> **Written instruction**:
Pull out the lines running from the one with "Write the matplotlib code for this chart." to the one with "import numpy as np", inclusive, word for word. Drop any picture.

> **Material provided**:

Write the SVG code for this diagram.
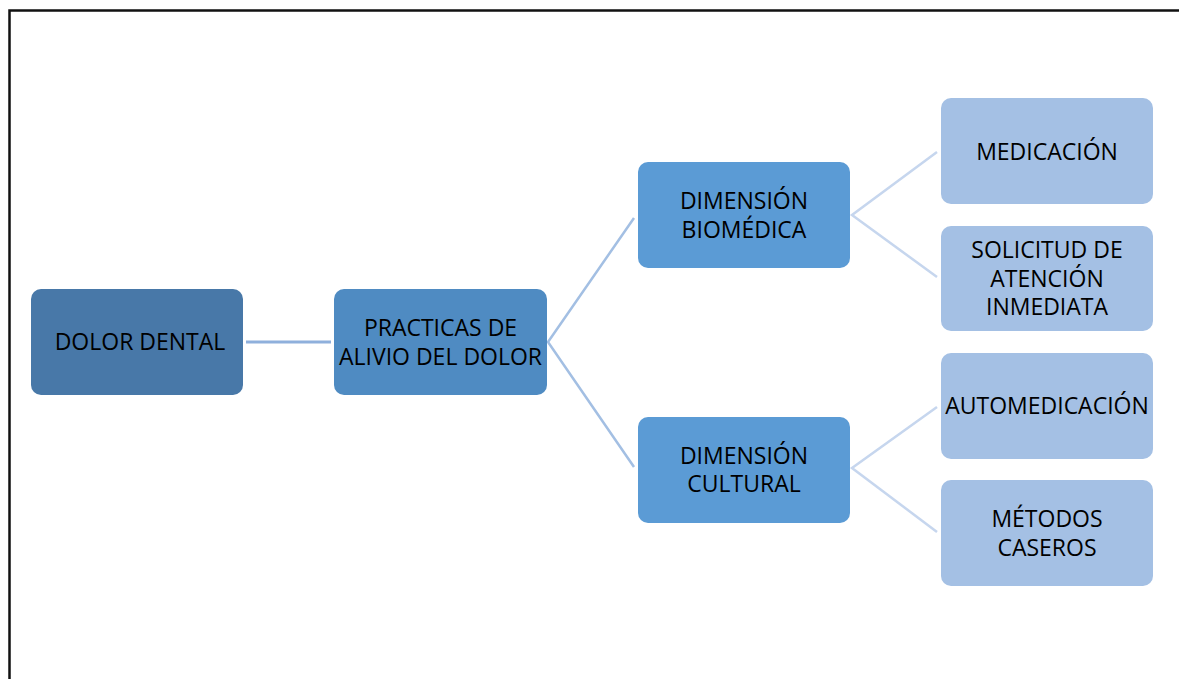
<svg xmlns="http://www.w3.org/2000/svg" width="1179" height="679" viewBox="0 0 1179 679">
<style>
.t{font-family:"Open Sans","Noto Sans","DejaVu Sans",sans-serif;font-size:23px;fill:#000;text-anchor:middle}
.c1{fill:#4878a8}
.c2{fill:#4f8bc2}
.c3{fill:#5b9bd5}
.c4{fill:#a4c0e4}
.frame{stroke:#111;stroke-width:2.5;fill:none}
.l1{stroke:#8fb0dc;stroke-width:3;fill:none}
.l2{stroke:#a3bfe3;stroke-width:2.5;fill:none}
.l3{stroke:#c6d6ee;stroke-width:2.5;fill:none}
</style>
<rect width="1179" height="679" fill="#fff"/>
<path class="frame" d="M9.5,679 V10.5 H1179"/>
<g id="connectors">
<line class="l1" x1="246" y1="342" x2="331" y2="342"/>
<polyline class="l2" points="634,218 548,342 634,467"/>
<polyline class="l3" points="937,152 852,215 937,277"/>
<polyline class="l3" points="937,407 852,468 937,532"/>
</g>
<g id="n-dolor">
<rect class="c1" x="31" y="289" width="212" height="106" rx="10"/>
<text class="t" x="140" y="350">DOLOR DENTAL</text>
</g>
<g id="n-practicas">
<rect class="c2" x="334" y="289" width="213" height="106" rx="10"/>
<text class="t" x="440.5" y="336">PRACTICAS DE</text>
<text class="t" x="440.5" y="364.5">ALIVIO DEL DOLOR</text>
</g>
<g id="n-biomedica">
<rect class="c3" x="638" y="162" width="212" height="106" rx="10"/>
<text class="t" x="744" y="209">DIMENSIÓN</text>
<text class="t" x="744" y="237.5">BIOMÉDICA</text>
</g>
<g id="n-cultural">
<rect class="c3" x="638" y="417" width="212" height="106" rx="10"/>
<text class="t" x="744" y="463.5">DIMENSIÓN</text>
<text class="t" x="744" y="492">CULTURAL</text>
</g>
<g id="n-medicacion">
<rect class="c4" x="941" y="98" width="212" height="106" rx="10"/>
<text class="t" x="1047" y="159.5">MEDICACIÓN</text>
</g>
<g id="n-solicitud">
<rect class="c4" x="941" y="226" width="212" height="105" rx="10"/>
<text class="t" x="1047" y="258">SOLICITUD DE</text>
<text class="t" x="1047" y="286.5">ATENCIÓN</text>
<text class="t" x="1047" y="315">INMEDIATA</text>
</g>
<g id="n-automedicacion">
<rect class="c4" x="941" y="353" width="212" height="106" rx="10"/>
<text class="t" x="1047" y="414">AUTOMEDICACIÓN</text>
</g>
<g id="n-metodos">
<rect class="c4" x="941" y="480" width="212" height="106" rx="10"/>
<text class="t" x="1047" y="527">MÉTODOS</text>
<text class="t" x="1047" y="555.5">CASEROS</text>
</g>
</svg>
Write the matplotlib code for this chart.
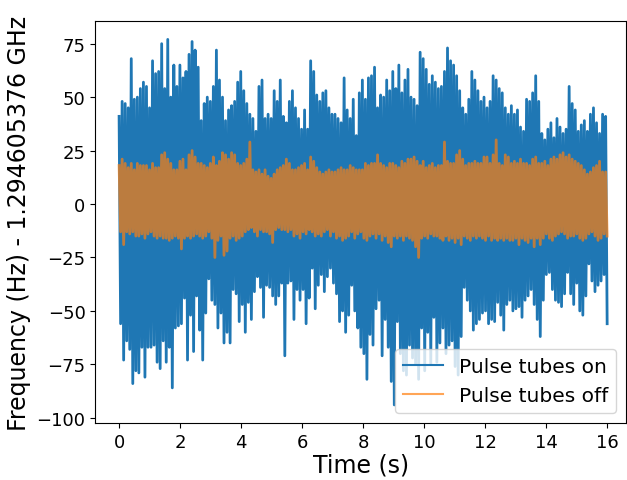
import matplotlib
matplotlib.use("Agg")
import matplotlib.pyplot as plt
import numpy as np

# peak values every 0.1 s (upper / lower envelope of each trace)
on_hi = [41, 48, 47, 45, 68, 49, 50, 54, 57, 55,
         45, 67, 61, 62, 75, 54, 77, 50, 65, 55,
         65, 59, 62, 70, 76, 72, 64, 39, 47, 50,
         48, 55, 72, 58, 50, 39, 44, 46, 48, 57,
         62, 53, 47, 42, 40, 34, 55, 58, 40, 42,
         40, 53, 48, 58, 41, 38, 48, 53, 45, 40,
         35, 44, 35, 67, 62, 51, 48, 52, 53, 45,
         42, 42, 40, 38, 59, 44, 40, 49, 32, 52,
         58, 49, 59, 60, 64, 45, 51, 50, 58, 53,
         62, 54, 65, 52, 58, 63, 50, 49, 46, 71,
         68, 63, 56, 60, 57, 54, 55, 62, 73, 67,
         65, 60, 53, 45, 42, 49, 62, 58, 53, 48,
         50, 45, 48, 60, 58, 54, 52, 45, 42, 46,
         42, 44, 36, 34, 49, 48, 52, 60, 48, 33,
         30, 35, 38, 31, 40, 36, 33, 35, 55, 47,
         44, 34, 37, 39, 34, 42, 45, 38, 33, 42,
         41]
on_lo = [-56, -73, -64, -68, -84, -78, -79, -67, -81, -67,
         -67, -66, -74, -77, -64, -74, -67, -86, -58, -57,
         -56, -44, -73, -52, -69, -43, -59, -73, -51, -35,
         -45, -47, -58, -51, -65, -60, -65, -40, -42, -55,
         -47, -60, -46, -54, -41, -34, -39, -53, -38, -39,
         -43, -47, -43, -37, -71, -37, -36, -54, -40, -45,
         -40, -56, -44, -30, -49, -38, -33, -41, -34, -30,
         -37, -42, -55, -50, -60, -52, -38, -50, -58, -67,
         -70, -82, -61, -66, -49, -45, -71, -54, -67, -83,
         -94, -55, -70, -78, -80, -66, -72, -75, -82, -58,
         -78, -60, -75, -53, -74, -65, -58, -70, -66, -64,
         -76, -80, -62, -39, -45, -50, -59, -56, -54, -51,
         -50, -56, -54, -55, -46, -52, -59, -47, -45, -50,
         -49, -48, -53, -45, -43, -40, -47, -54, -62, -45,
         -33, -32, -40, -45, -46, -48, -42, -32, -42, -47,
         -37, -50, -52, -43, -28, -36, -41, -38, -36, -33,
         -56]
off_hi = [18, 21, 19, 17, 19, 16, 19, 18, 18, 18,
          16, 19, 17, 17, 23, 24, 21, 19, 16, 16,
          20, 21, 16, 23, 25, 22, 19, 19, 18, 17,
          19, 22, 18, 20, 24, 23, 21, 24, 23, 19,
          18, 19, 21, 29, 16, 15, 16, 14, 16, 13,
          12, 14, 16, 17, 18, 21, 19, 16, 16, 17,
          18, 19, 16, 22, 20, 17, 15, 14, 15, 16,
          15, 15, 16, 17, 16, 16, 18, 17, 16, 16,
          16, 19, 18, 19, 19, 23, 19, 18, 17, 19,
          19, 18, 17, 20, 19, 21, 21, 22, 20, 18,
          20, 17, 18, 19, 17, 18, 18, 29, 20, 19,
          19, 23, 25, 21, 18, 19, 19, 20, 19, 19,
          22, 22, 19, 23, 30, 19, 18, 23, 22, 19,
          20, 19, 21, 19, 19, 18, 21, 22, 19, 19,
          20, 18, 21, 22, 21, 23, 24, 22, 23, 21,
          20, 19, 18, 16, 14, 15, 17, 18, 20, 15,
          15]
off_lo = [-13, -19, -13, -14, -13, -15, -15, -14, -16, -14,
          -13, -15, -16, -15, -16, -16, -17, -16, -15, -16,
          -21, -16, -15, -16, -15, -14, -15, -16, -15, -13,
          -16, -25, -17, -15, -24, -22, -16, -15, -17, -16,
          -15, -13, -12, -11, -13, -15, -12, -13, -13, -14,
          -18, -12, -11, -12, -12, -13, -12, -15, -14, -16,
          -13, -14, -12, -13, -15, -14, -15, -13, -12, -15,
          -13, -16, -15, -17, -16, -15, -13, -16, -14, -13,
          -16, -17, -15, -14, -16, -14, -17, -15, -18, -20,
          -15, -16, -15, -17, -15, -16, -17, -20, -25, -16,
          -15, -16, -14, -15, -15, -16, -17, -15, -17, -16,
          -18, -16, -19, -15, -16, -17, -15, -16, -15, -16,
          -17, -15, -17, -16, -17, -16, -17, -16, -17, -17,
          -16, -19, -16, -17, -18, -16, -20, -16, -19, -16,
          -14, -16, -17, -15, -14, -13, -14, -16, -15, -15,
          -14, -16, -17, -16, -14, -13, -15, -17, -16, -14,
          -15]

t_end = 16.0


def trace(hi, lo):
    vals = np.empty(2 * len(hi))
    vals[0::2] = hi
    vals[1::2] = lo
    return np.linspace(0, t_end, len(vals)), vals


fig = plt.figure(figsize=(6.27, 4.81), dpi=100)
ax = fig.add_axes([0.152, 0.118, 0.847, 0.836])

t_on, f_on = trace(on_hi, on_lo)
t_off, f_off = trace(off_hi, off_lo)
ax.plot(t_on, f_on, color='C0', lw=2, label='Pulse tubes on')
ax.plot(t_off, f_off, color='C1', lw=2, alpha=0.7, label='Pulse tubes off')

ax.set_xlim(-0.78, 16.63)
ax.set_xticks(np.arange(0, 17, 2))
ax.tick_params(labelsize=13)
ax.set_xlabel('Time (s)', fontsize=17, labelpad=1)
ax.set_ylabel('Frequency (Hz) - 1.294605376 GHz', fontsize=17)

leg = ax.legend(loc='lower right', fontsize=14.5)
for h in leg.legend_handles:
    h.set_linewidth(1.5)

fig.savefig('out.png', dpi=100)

> **Solution below**:
Write the matplotlib code for this chart.
import matplotlib
matplotlib.use("Agg")
import matplotlib.pyplot as plt
import numpy as np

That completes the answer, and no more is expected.